Oh as casas as casas as casas as casas
PERIFERIAS de Carlos Nô
volta-se sempre ao problema da habitação porque a questão central é: onde vamos morar?
E as pessoas andam de um lado para o outro e repete-se sem cessar:
onde vamos morar? onde vamos morar? onde vamos morar? onde vamos morar? onde vamos morar? onde vamos morar? onde vamos morar? onde vamos morar? onde vamos morar? onde vamos morar? onde vamos morar? onde vamos morar? onde vamos morar? onde vamos morar? onde vamos morar? onde vamos morar? onde vamos morar? onde vamos morar? onde vamos morar? onde vamos morar? onde vamos morar? onde vamos morar?
Carregamos coisas, malas, mochilas, arcas, apanhamos aviões, camionetas, boleias. Montamos casas provisórias em arrabaldes de centros mais ou menos periféricos, que logo largamos para outros, provisórios como nós. Dizem-nos que fomos descontinuados, descartáveis como os móveis que antes eram para a vida e que agora são para as épocas.
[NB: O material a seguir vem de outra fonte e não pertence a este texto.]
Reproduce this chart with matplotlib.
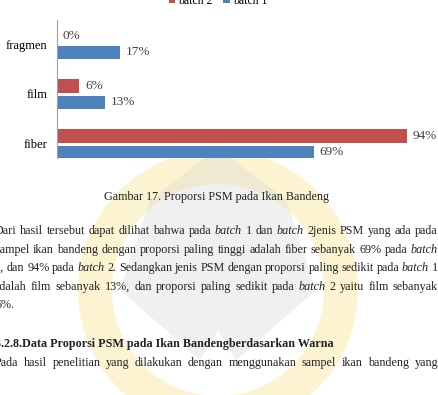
import numpy as np
import matplotlib.pyplot as plt
from matplotlib.patches import Wedge, Polygon

plt.rcParams['font.family'] = ['Liberation Serif', 'DejaVu Serif']

W, H = 439, 395

# chart data
categories = ['fiber', 'film', 'fragmen']
batch2 = [94, 6, 0]
batch1 = [69, 13, 17]

red = '#C0504D'
blue = '#4F81BD'

fig = plt.figure(figsize=(W / 100, H / 100), dpi=100)

# faint watermark (university logo, rough)
wm = fig.add_axes([0, 0, 1, 1], zorder=0)
wm.set_xlim(0, W)
wm.set_ylim(H, 0)
wm.axis('off')
wm.add_patch(Wedge((218, 290), 140, 0, 360, width=34, color='#F7E27A', alpha=0.35, lw=0))
wm.add_patch(Polygon([[218, 148], [150, 200], [120, 290], [200, 360], [218, 330],
                      [236, 360], [316, 290], [286, 200]], closed=True,
                     color='#D0D0D0', alpha=0.3, lw=0))

ax = fig.add_axes([57 / W, 1 - 158 / H, 372 / W, 138 / H], zorder=2)
ax.patch.set_alpha(0)
y = np.arange(len(categories))
r2 = ax.barh(y + 0.165, batch2, height=0.27, color=red, label='batch 2')
r1 = ax.barh(y - 0.165, batch1, height=0.27, color=blue, label='batch 1')
ax.bar_label(r2, labels=[f'{v}%' for v in batch2], padding=4, fontsize=9.5, color='#404040')
ax.bar_label(r1, labels=[f'{v}%' for v in batch1], padding=4, fontsize=9.5, color='#404040')
ax.set_xlim(0, 100)
ax.set_ylim(-0.28, 2.48)
ax.set_yticks(y)
ax.set_yticklabels(categories, fontsize=9)
ax.tick_params(axis='y', length=0, pad=7)
ax.set_xticks([])
for s in ['top', 'right', 'bottom']:
    ax.spines[s].set_visible(False)
ax.spines['left'].set_color('#A0A0A0')

# legend sits mostly above the crop, only its lower edge shows
leg = fig.legend([r2, r1], ['batch 2', 'batch 1'], loc='center', ncol=2, frameon=False,
                 bbox_to_anchor=(218 / W, 1 - 1 / H), fontsize=8.5, handlelength=0.55,
                 handleheight=0.55, columnspacing=0.9, handletextpad=0.25)
leg.set_zorder(10)

fs = 8.7
fig.text(217 / W, 1 - 197 / H, 'Gambar 17. Proporsi PSM pada Ikan Bandeng',
         ha='center', va='center', fontsize=fs, color='#222222')

# paragraph lines: (words, y center, justified)
lines = [
    ('Dari hasil tersebut dapat dilihat bahwa pada _batch 1 dan _batch 2jenis PSM yang ada pada', 231, True),
    ('sampel ikan bandeng dengan proporsi paling tinggi adalah fiber sebanyak 69% pada _batch', 250, True),
    ('1, dan 94% pada _batch 2. Sedangkan jenis PSM dengan proporsi paling sedikit pada _batch 1', 268, True),
    ('adalah film sebanyak 13%, dan proporsi paling sedikit pada _batch 2 yaitu film sebanyak', 287, True),
    ('6%.', 305, False),
    ('Pada hasil penelitian yang dilakukan dengan menggunakan sampel ikan bandeng yang', 363, True),
]
left, right = -5, 438
renderer = fig.canvas.get_renderer()

for txt, yc, just in lines:
    words = txt.split(' ')
    items = []
    for w in words:
        style = 'italic' if w.startswith('_') else 'normal'
        t = fig.text(0, 1 - yc / H, w.lstrip('_'), fontsize=fs, style=style,
                     va='center', ha='left', color='#222222')
        wd = t.get_window_extent(renderer).width
        items.append((t, wd))
    total = sum(wd for _, wd in items)
    if just:
        gap = (right - left - total) / (len(items) - 1)
    else:
        gap = 3
    x = left
    for t, wd in items:
        t.set_x(x / W)
        x += wd + gap

fig.text(-5 / W, 1 - 344 / H, '3.2.8.Data Proporsi PSM pada Ikan Bandengberdasarkan Warna',
         fontsize=fs, weight='bold', va='center', ha='left', color='#222222')

fig.savefig('out.png', dpi=100)
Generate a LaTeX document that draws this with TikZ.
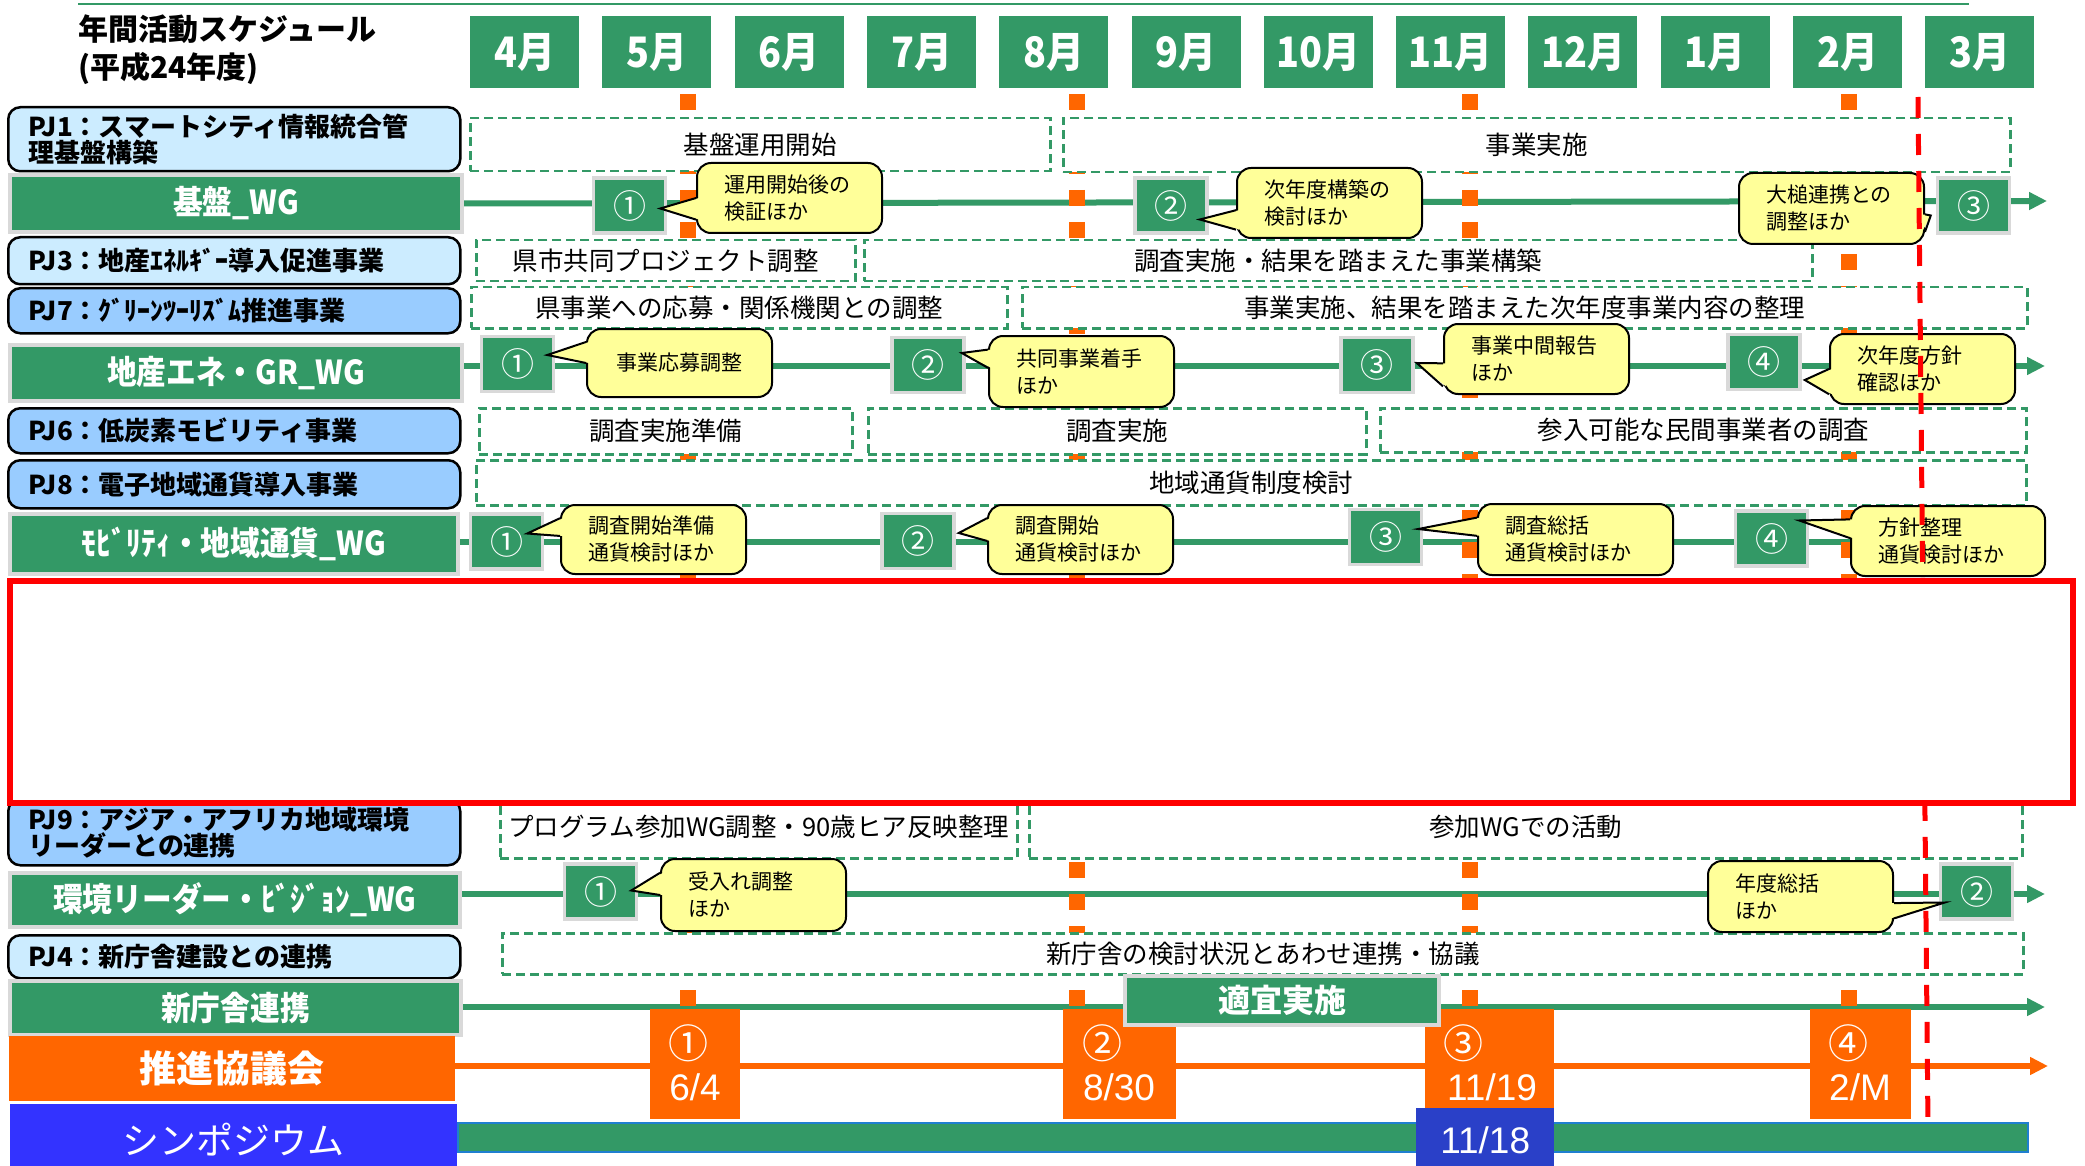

Vai-se vivendo de biscates, contratos a termo, trabalhecos sazonais, formações pagas, convites ad hoc, estágios não remunerados, gig economy e vamos daqui para ali.
Vindos dos mais remotos sítios, atravessamos mares ou montanhas (e de novo os aviões, as camionetas) e dirigimo-nos para as metrópoles onde mais da metade da população mundial mora, incrível só de se pensar nisso – quilómetros de campos e montanhas e vales e estepes sem se ver vivalma, vilas abandonadas, aldeias com velhotes em lares, lares com mais vida do que praças e escolas, monoculturas a perder de vista, vegetação desmesurada nos telhados, solos inóspitos aqui e ali.
E crescem anéis à volta da cidade grande. Erguem-se morros que parecem estantes – ou pilhas, ou amontoados. Ou então rouba-se a terra aos mares e assolam-se os riachos onde as casinhas pernaltas, descaradassímas, nos olham como pardalitos. Onde vamos morar? perguntam. E na sua pergunta a promessa por cumprir da água que alguém carrega em bidões azul forte, mas também das praças, das ruas, dos transportes, do hospital, da escola – para todos: promessa colectiva.
“Meio ano e roda o empregado” disse-me a menina do balcão do banco (antes estatal), com sede no centro. Mas o banco entretanto mudou de nome, de dono e de mão. E a menina agora vende seguros no balcão ao lado, o que quer dizer que teve sorte porque nem sequer teve de mudar de escritório nem de autocarro de manhã – só de telefone e de companhia, mudaram-lhe a plaquinha ao peito onde aparece escrita a fidelidade juntamente com o nome para se ler: “Gabriela Espanca”. “É alguma coisa à Florbela?” “Sim, sim, Somos da mesma família, gente do sul. Charneca rude a abrir em flor”. E pronto: outra vez o para além da metrópole a espreitar na metrópole, dia haverá em que estamos todos cá, moramos nas periferias. No centro os bancos e os turistas.